Reinforcement Learning Pair Trading: A Dynamic Scaling approach
Hongshen Yang, Avinash Malik
TL;DR
The paper tackles the challenge of profitable, fast, and adaptive trading in highly volatile cryptocurrency markets by integrating Reinforcement Learning (RL) with pair trading. It introduces an RL-based dynamic scaling framework that enables the agent to decide not only when to trade but also how much capital to allocate (investment quantity), via two agents that handle timing/direction (RL$_1$) and timing/quantity (RL$_2$).
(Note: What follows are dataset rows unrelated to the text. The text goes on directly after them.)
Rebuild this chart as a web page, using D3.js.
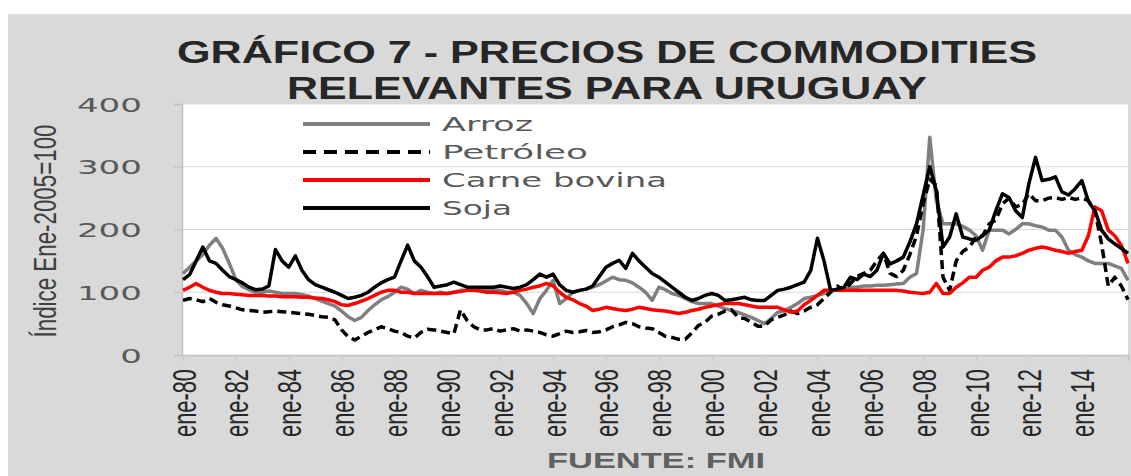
<!DOCTYPE html>
<html>
<head>
<meta charset="utf-8">
<script src="https://cdn.jsdelivr.net/npm/d3@7"></script>
<style>
  html, body { margin: 0; padding: 0; background: #ffffff; }
  svg { display: block; }
</style>
</head>
<body>
<svg id="chart" width="1131" height="476"></svg>
<script>
// Quarterly observations, Jan-1980 .. Oct-2015 (index Jan-2005 = 100)
const startDate = new Date(1980, 0, 1);
const endDate = new Date(2015, 9, 1);
const dates = d3.timeMonth.range(startDate, new Date(2015, 10, 1), 3);

const arroz = [
  130, 140, 150, 160,  175, 186, 170, 146,  120, 109, 104, 100,  100, 102, 100, 98,
  98, 98, 96, 94,      90, 86, 82, 78,      70, 61, 55, 60,      71, 80, 88, 93,
  100, 108, 105, 98,   103, 100, 98, 100,   98, 100, 103, 103,   103, 103, 103, 103,
  103, 100, 100, 95,   82, 66, 90, 103,     119, 82, 90, 100,    103, 105, 108, 112,
  118, 124, 120, 119,  115, 108, 100, 87,   108, 104, 98, 95,    90, 85, 82, 82,
  82, 78, 74, 71,      68, 64, 60, 55,      50, 58, 68, 71,      76, 82, 90, 92,
  95, 98, 103, 103,    105, 108, 108, 110,  110, 111, 111, 112,  113, 114, 124, 130,
  200, 347, 245, 209,  209, 209, 205, 199,  190, 167, 199, 199,  199, 193, 200, 209,
  209, 206, 204, 199,  199, 188, 167, 160,  156, 150, 146, 146,  146, 142, 138, 119
];

const petroleo = [
  87, 90, 88, 85,      90, 84, 80, 78,      75, 72, 71, 70,      68, 69, 70, 69,
  68, 67, 66, 65,      63, 61, 60, 56,      40, 29, 24, 30,      36, 40, 45, 42,
  38, 36, 30, 27,      36, 41, 40, 38,      36, 34, 72, 55,      45, 40, 40, 42,
  38, 40, 42, 38,      40, 38, 36, 32,      30, 34, 38, 36,      37, 39, 36, 37,
  40, 45, 48, 52,      50, 45, 43, 42,      36, 30, 28, 25,      25, 35, 47, 52,
  62, 65, 70, 72,      60, 58, 52, 46,      46, 56, 60, 64,      70, 66, 70, 76,
  80, 90, 100, 110,    103, 114, 125, 130,  135, 150, 162, 130,  125, 135, 160, 190,
  241, 280, 270, 124,  103, 150, 165, 172,  188, 190, 209, 215,  241, 250, 236, 240,
  257, 246, 246, 250,  251, 248, 251, 248,  250, 246, 230, 177,  110, 124, 110, 88
];

const carne = [
  103, 108, 114, 108,  103, 100, 98, 98,    97, 96, 95, 95,      95, 94, 94, 93,
  93, 93, 92, 92,      91, 90, 88, 85,      80, 79, 82, 86,      90, 95, 100, 103,
  103, 100, 100, 98,   98, 98, 98, 98,      98, 100, 101, 103,   103, 102, 100, 100,
  99, 98, 100, 103,    105, 108, 110, 114,  110, 100, 92, 88,    82, 78, 71, 73,
  76, 74, 72, 71,      73, 76, 74, 72,      71, 70, 68, 66,      68, 71, 73, 76,
  78, 80, 82, 82,      82, 80, 78, 76,      76, 76, 76, 72,      68, 70, 80, 87,
  95, 103, 103, 103,   103, 103, 103, 103,  103, 103, 103, 103,  103, 102, 100, 99,
  98, 100, 114, 98,    98, 108, 115, 124,   124, 135, 140, 150,  156, 156, 158, 162,
  167, 170, 172, 170,  167, 165, 162, 165,  167, 190, 236, 230,  199, 190, 175, 146
];

const soja = [
  120, 128, 150, 172,  150, 146, 135, 125,  120, 115, 108, 104,  105, 110, 168, 150,
  140, 158, 135, 120,  112, 108, 104, 100,  95, 90, 92, 95,      100, 108, 115, 120,
  124, 150, 175, 150,  140, 125, 108, 110,  112, 116, 112, 108,  108, 108, 108, 108,
  110, 108, 106, 108,  112, 120, 129, 124,  129, 112, 103, 100,  103, 105, 110, 125,
  140, 146, 151, 138,  162, 150, 140, 130,  124, 116, 108, 100,  92, 87, 90, 95,
  98, 95, 87, 88,      90, 92, 88, 87,      87, 95, 103, 105,    108, 112, 116, 135,
  186, 150, 103, 105,  108, 124, 120, 129,  125, 135, 162, 145,  150, 156, 180, 209,
  255, 300, 262, 172,  188, 225, 188, 185,  183, 190, 199, 230,  257, 251, 230, 219,
  273, 315, 278, 280,  284, 260, 255, 265,  278, 245, 230, 199,  185, 177, 170, 162
];

const seriesNames = ["Arroz", "Petróleo", "Carne bovina", "Soja"];
const seriesValues = [arroz, petroleo, carne, soja];
const seriesColors = ["#7f7f7f", "#000000", "#ff0000", "#000000"];
const seriesDash = [null, "9,5", null, null];

const yTicks = [0, 100, 200, 300, 400];
const xTickYears = d3.range(1980, 2015, 2);
const titleLines = ["GRÁFICO 7 - PRECIOS DE COMMODITIES", "RELEVANTES PARA URUGUAY"];
const yTitle = "Índice Ene-2005=100";
const sourceNote = "FUENTE: FMI";

const svg = d3.select("#chart");

// gray chart panel
svg.append("rect")
  .attr("x", 8).attr("y", 14)
  .attr("width", 1123).attr("height", 462)
  .attr("fill", "#d9d9d9");

const plot = { left: 183, right: 1128, top: 104, bottom: 355 };

const x = d3.scaleTime().domain([startDate, endDate]).range([plot.left, plot.right]);
const y = d3.scaleLinear().domain([0, 400]).range([plot.bottom, plot.top]);

// plot background
svg.append("rect")
  .attr("x", plot.left).attr("y", plot.top)
  .attr("width", plot.right - plot.left).attr("height", plot.bottom - plot.top)
  .attr("fill", "#ffffff");

// horizontal gridlines
svg.append("g")
  .selectAll("line")
  .data(yTicks.filter(d => d > 0))
  .join("line")
  .attr("x1", plot.left).attr("x2", plot.right)
  .attr("y1", d => y(d)).attr("y2", d => y(d))
  .attr("stroke", "#d9d9d9").attr("stroke-width", 1.2);

// y axis
const yAxis = svg.append("g")
  .attr("transform", `translate(${plot.left - 1},0)`)
  .call(d3.axisLeft(y).tickValues(yTicks).tickSize(8).tickFormat(d3.format("d")));
yAxis.select(".domain").attr("stroke", "#bfbfbf").attr("stroke-width", 1.5);
yAxis.selectAll(".tick line").attr("stroke", "#bfbfbf");
yAxis.selectAll(".tick text")
  .attr("x", -40)
  .attr("dy", "0.36em")
  .attr("fill", "#595959")
  .style("font-family", "'DejaVu Sans', Verdana, sans-serif")
  .style("font-size", "20px")
  .attr("textLength", d => String(d).length * 21.7)
  .attr("lengthAdjust", "spacingAndGlyphs");

// x axis
const xAxis = svg.append("g")
  .attr("transform", `translate(0,${plot.bottom})`)
  .call(d3.axisBottom(x)
    .tickValues(xTickYears.map(yr => new Date(yr, 0, 1)))
    .tickSize(6)
    .tickFormat(d => "ene-" + d3.timeFormat("%y")(d)));
xAxis.select(".domain").attr("stroke", "#bfbfbf").attr("stroke-width", 1.5);
xAxis.selectAll(".tick line").attr("stroke", "#c8c8c8");
xAxis.selectAll(".tick text")
  .attr("transform", "translate(12,14) rotate(-90)")
  .attr("x", 0).attr("y", 0).attr("dy", 0)
  .attr("text-anchor", "end")
  .attr("fill", "#262626")
  .style("font-family", "'Liberation Sans Narrow', 'Liberation Sans', Arial, sans-serif")
  .style("font-size", "34px")
  .attr("textLength", 68)
  .attr("lengthAdjust", "spacingAndGlyphs");

// series lines
const line = d3.line()
  .x((d, i) => x(dates[i]))
  .y(d => y(d));

svg.append("g")
  .selectAll("path")
  .data(seriesValues)
  .join("path")
  .attr("d", d => line(d))
  .attr("fill", "none")
  .attr("stroke", (d, i) => seriesColors[i])
  .attr("stroke-width", 3.5)
  .attr("stroke-dasharray", (d, i) => seriesDash[i])
  .attr("stroke-linejoin", "round");

// legend
const legendRowY = [124, 152, 180, 208];
const legendTextLen = [91, 146, 225, 70];
const legend = svg.append("g");
seriesNames.forEach((name, i) => {
  legend.append("line")
    .attr("x1", 303).attr("x2", 430)
    .attr("y1", legendRowY[i]).attr("y2", legendRowY[i])
    .attr("stroke", seriesColors[i])
    .attr("stroke-width", 4)
    .attr("stroke-dasharray", seriesDash[i] ? "13,8" : null);
  legend.append("text")
    .attr("x", 442).attr("y", legendRowY[i] + 7)
    .attr("fill", "#595959")
    .style("font-family", "'DejaVu Sans', Verdana, sans-serif")
    .style("font-size", "20px")
    .attr("textLength", legendTextLen[i])
    .attr("lengthAdjust", "spacingAndGlyphs")
    .text(name);
});

// title
const titleLen = [860, 640];
const titleBase = [63, 99];
titleLines.forEach((t, i) => {
  svg.append("text")
    .attr("x", 607).attr("y", titleBase[i])
    .attr("text-anchor", "middle")
    .attr("fill", "#262626")
    .style("font-family", "'Liberation Sans', Arial, sans-serif")
    .style("font-weight", "bold")
    .style("font-size", "32px")
    .attr("textLength", titleLen[i])
    .attr("lengthAdjust", "spacingAndGlyphs")
    .text(t);
});

// y axis title
svg.append("text")
  .attr("transform", "translate(56,231) rotate(-90)")
  .attr("text-anchor", "middle")
  .attr("fill", "#404040")
  .style("font-family", "'Liberation Sans Narrow', 'Liberation Sans', Arial, sans-serif")
  .style("font-size", "31px")
  .attr("textLength", 213)
  .attr("lengthAdjust", "spacingAndGlyphs")
  .text(yTitle);

// source note
svg.append("text")
  .attr("x", 656).attr("y", 468)
  .attr("text-anchor", "middle")
  .attr("fill", "#606060")
  .style("font-family", "'Liberation Sans', Arial, sans-serif")
  .style("font-weight", "bold")
  .style("font-size", "22px")
  .attr("textLength", 218)
  .attr("lengthAdjust", "spacingAndGlyphs")
  .text(sourceNote);
</script>
</body>
</html>
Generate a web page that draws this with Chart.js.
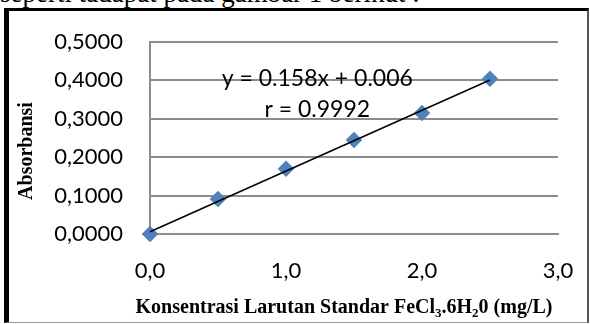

Key contributions include an RL environment tailored for quantity-varying pair trading, reward shaping, observation/action spaces, a grid-search protocol for hyperparameters, and empirical results showing substantial profitability gains over traditional pair trading. The findings demonstrate that RL-based pair trading can outperform static rule-based approaches in crypto markets, with significance for designing fast, flexible arbitrage systems in practice.
Abstract
Cryptocurrency is a cryptography-based digital asset with extremely volatile prices. Around USD 70 billion worth of cryptocurrency is traded daily on exchanges. Trading cryptocurrency is difficult due to the inherent volatility of the crypto market. This study investigates whether Reinforcement Learning (RL) can enhance decision-making in cryptocurrency algorithmic trading compared to traditional methods. In order to address this question, we combined reinforcement learning with a statistical arbitrage trading technique, pair trading, which exploits the price difference between statistically correlated assets. We constructed RL environments and trained RL agents to determine when and how to trade pairs of cryptocurrencies. We developed new reward shaping and observation/action spaces for reinforcement learning. We performed experiments with the developed reinforcement learner on pairs of BTC-GBP and BTC-EUR data separated by 1 min intervals (n=263,520). The traditional non-RL pair trading technique achieved an annualized profit of 8.33%, while the proposed RL-based pair trading technique achieved annualized profits from 9.94% to 31.53%, depending upon the RL learner. Our results show that RL can significantly outperform manual and traditional pair trading techniques when applied to volatile markets such as~cryptocurrencies.